Aim:
Check each line of the material below, and copy it if it holds the string "with".

Dataset:
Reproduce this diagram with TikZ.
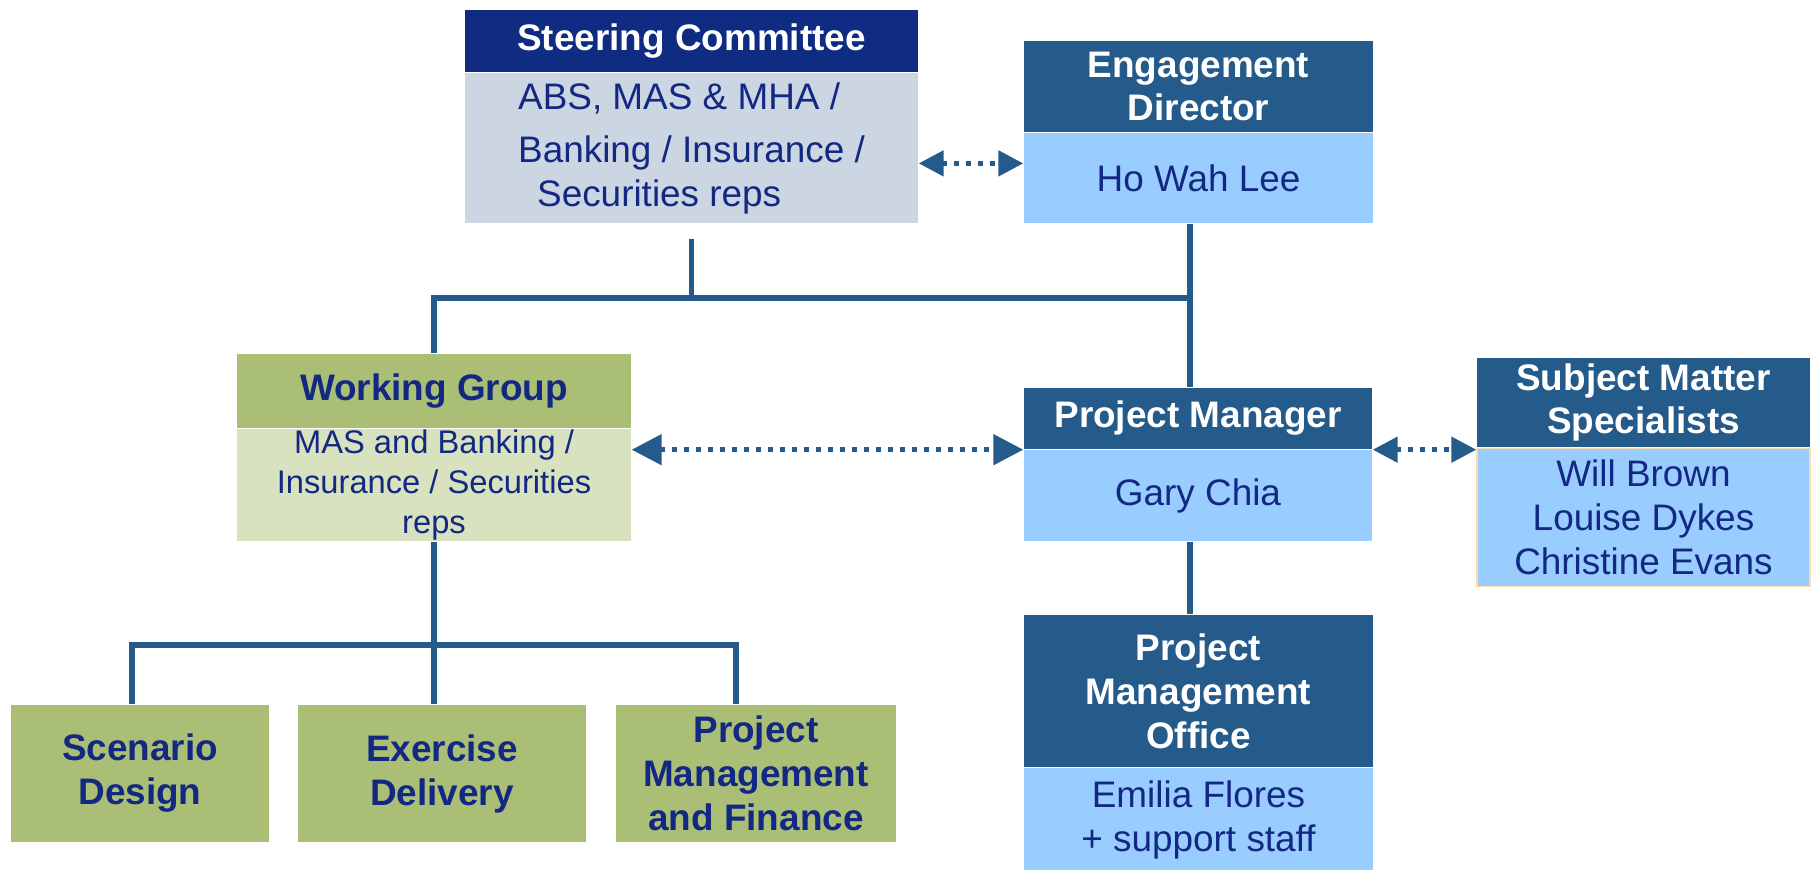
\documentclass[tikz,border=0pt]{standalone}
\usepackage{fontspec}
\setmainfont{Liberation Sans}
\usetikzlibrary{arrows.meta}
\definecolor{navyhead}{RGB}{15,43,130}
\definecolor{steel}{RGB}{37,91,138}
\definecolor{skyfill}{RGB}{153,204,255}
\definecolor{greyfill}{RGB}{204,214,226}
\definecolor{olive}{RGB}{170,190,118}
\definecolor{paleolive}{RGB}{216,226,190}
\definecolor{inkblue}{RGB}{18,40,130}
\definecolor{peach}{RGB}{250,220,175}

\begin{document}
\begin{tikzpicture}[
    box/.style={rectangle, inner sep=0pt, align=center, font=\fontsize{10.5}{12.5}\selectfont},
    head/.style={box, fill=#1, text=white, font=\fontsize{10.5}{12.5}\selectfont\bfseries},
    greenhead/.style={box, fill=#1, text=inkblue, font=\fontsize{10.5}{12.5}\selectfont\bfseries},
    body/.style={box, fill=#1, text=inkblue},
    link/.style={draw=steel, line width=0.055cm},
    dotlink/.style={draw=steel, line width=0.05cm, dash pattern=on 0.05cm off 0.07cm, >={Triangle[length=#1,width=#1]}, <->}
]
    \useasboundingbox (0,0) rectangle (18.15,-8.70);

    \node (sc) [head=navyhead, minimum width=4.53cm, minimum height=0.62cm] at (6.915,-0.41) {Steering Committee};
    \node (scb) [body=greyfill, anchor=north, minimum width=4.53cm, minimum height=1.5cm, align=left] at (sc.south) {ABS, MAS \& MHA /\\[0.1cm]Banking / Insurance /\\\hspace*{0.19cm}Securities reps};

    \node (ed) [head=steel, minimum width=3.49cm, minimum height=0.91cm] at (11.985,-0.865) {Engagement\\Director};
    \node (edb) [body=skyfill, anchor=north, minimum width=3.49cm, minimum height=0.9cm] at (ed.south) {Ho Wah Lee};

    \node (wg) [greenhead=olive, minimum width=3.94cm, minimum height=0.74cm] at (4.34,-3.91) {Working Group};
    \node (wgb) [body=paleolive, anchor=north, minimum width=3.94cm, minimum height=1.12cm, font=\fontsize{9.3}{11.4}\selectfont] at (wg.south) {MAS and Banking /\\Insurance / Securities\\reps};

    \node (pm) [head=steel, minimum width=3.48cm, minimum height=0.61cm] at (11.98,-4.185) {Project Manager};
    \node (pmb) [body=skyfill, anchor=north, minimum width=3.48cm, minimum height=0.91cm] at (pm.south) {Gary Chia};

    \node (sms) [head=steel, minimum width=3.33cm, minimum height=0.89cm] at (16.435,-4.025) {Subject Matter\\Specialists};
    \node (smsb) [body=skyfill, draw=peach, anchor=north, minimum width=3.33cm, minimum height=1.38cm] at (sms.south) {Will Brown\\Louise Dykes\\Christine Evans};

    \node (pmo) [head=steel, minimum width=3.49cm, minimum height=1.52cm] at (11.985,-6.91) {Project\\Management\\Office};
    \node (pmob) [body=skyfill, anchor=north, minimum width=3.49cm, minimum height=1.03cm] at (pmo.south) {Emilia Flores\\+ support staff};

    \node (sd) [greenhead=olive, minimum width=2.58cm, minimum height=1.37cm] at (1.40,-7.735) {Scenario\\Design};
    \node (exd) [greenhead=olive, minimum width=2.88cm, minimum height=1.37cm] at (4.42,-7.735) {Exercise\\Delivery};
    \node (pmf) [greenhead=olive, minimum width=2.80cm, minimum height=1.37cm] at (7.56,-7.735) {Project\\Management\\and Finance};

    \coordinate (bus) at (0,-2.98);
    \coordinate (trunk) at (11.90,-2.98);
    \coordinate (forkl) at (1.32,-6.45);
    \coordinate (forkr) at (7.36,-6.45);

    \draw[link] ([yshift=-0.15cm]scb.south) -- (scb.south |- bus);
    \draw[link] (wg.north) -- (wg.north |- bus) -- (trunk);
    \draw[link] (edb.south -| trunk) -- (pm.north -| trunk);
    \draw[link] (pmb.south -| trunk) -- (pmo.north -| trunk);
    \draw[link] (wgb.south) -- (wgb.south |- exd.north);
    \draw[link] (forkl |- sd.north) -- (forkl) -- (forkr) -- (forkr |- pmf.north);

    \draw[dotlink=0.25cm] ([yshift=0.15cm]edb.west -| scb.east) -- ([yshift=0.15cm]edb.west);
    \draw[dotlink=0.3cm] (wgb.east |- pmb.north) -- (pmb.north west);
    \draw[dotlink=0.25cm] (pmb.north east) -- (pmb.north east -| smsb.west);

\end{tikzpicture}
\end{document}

---

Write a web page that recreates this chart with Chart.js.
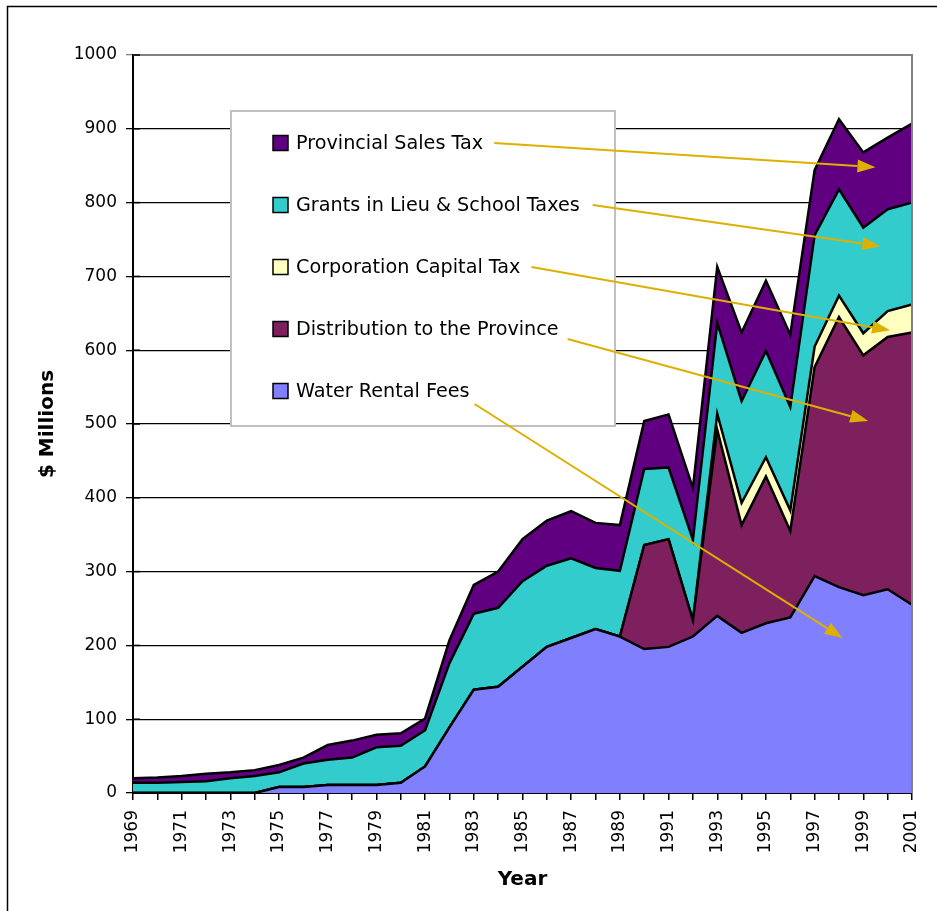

Output below:
Reproduce this diagram with TikZ.
Write a web page that recreates this chart with Chart.js.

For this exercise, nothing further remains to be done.